フォーコーナーズの荒野から、少しづつ町が見えてきた。
でも外には誰も歩いていない。だんだん日も暮れてきた。
「今晩の夕食はファストフードだよ」
ラスベガスではハーレーダビッドソンのレストランでハンバーガープレート
フラッグスタッフではレッドロブスター
ペイジではメキシカン
ご馳走が続いたけど、今夜はコロラドのダニーの家まで辿り着くのが目的だから、さっと夕食を済ませて先を急ごう。先は長い。
山越えの道に入る前に、町で通りかかったソニックドライブインに入る。

平らで静かな町


ちょっと寂れたカントリーサイドのドライブインという感じ


コーテーズの町
ドライブスルーファストフード、ソニックドライブイン。Sonic Drive in.

パネルを見て車内で注文。商品を車まで持ってきてくれる。


フィッシュフライにチーズソースがかかってるみたいなものがプラスティックの器に入っている。あとはもちろん、甘くないストレートティ。
これは、はたして食べ物なんだろうか、何でできているんだろう?
これぞ本場のアメリカファストフード!


車内で食べながら、カーナビで東京まで見てみた。
現在地コロラド州コーテーズから、ぐいぐいズームアウトして、太平洋、日本、東京、そして
「私の家、ここだよ」
「Wow、遠いねえ」
だからなんてことはないけど、カーナビでこんな遊びもできるんだから今更だけど、時代も変わったものだ。世界をとても近く感じる。

ドライブスルーの車は私たちの他に1台か2台、空いている。
真っ平で地を這っているような、日暮れのたーいらな町。建物が上に伸びていない。
乾燥していて、低い丘と林が向こう側に少し見える。とても静か。
ここはもうコロラド州。これから山越えの道に入っていくよ。

アニマル!

「さあ、出発するか。」
とりあえずお腹は満たした。
ただただ車を走らせ、どんどん日は暮れて、いよいよ真っ暗に。
どよーんと眠くなって、気づくと、時々小さな町を横切っていく。
広い道路に平らな家、商店、ガスステーション。
暗い中に家に少しだけ明かりが灯っているが、町はすっかり寝ている。

「眠くならない?」
車もほとんど来ない暗い道路を、何時間もぶっ通しで運転しているダニーに聞いたが、慣れているらしい、眠くはならないという。

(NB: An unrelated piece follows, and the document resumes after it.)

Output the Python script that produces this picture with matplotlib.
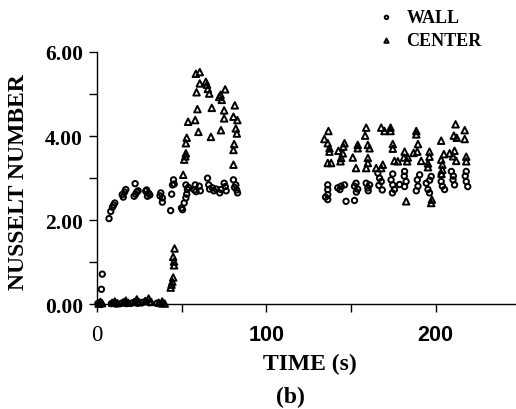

すごいなあ。
車が体の一部みたいになっている。
「休憩しなくて大丈夫?」
大丈夫らしい。

うつらうつらして目がさめる、を繰り返していると、山道になっていた。両サイドは黒い森みたいになってきた。
「ここからはシートベルトしてないとね。これからはanimalが出てくるよ」
「アニマル?!」

と私が左側のダニーに横を向いて言った途端に、がっくん!!とダニーが急ブレーキ!
わ!何?体が横向きのまま、前に大きくつんのめる。
大きい鹿のようなエルクが道路に出てきていたのだ。
わあ、でかい、、、大きい角をもっていて薄茶の短い毛がびっしり、立派な胴体のエルク。

シートベルトは窮屈で、ダニーも私も平地や荒野を走っている時は、ずっとはずしていたのだ。
「See?」
ほんとだ。シートベルトしよう。あーびっくりした。危ないところだった。
ヘッドライトに照らされたアメリカの鹿、エルク
ライトに照らされたまま、じっとしていた。慣れているのか、あまり驚いた感じもなく、ダニーがクラクションを鳴らすと、しばらくして森の中に去っていった。

隣でがーすか寝てしまうのも悪くて、なるべく起きているようにしていたが、また小さな町に入ったあたりから、もう記憶がない。気づいたらダニーの家の前だった。

翌日はひたすら寝て、目覚めた時、ダニーが同居している弟のマイルスに、Kyokoは疲れてまだ寝てるから静かにしてて、と言っているのがドア越しに聞こえた。
ありがとう、とまた眠りについた。起きたのは夕方だった。


アメリカ人は紗々チョコレートが好き


「このチョコレート、マイルスが食べてるよ」
紗々を指してダニー。
紗々パリッとした軽い食感がいいみたいで、ダニーも気に入っていた。
日本の箱菓子、緑茶ティーバックとか、チープなものばかり買ってきてしまって、キッチンに置いていたが、アメリカのキッチンにはどこかやっぱりそぐわず、彼らもあまり喜んでいる様子もなくて、ちょっとがっかりしていた。
もともと食べることに関心のない、超スキニーなダニーやマイルスにはうけなかったみたい。

でも留守の間に、紗々の箱を開けて、マイルスが一人で食べているところを想像して、なんだか嬉しかった。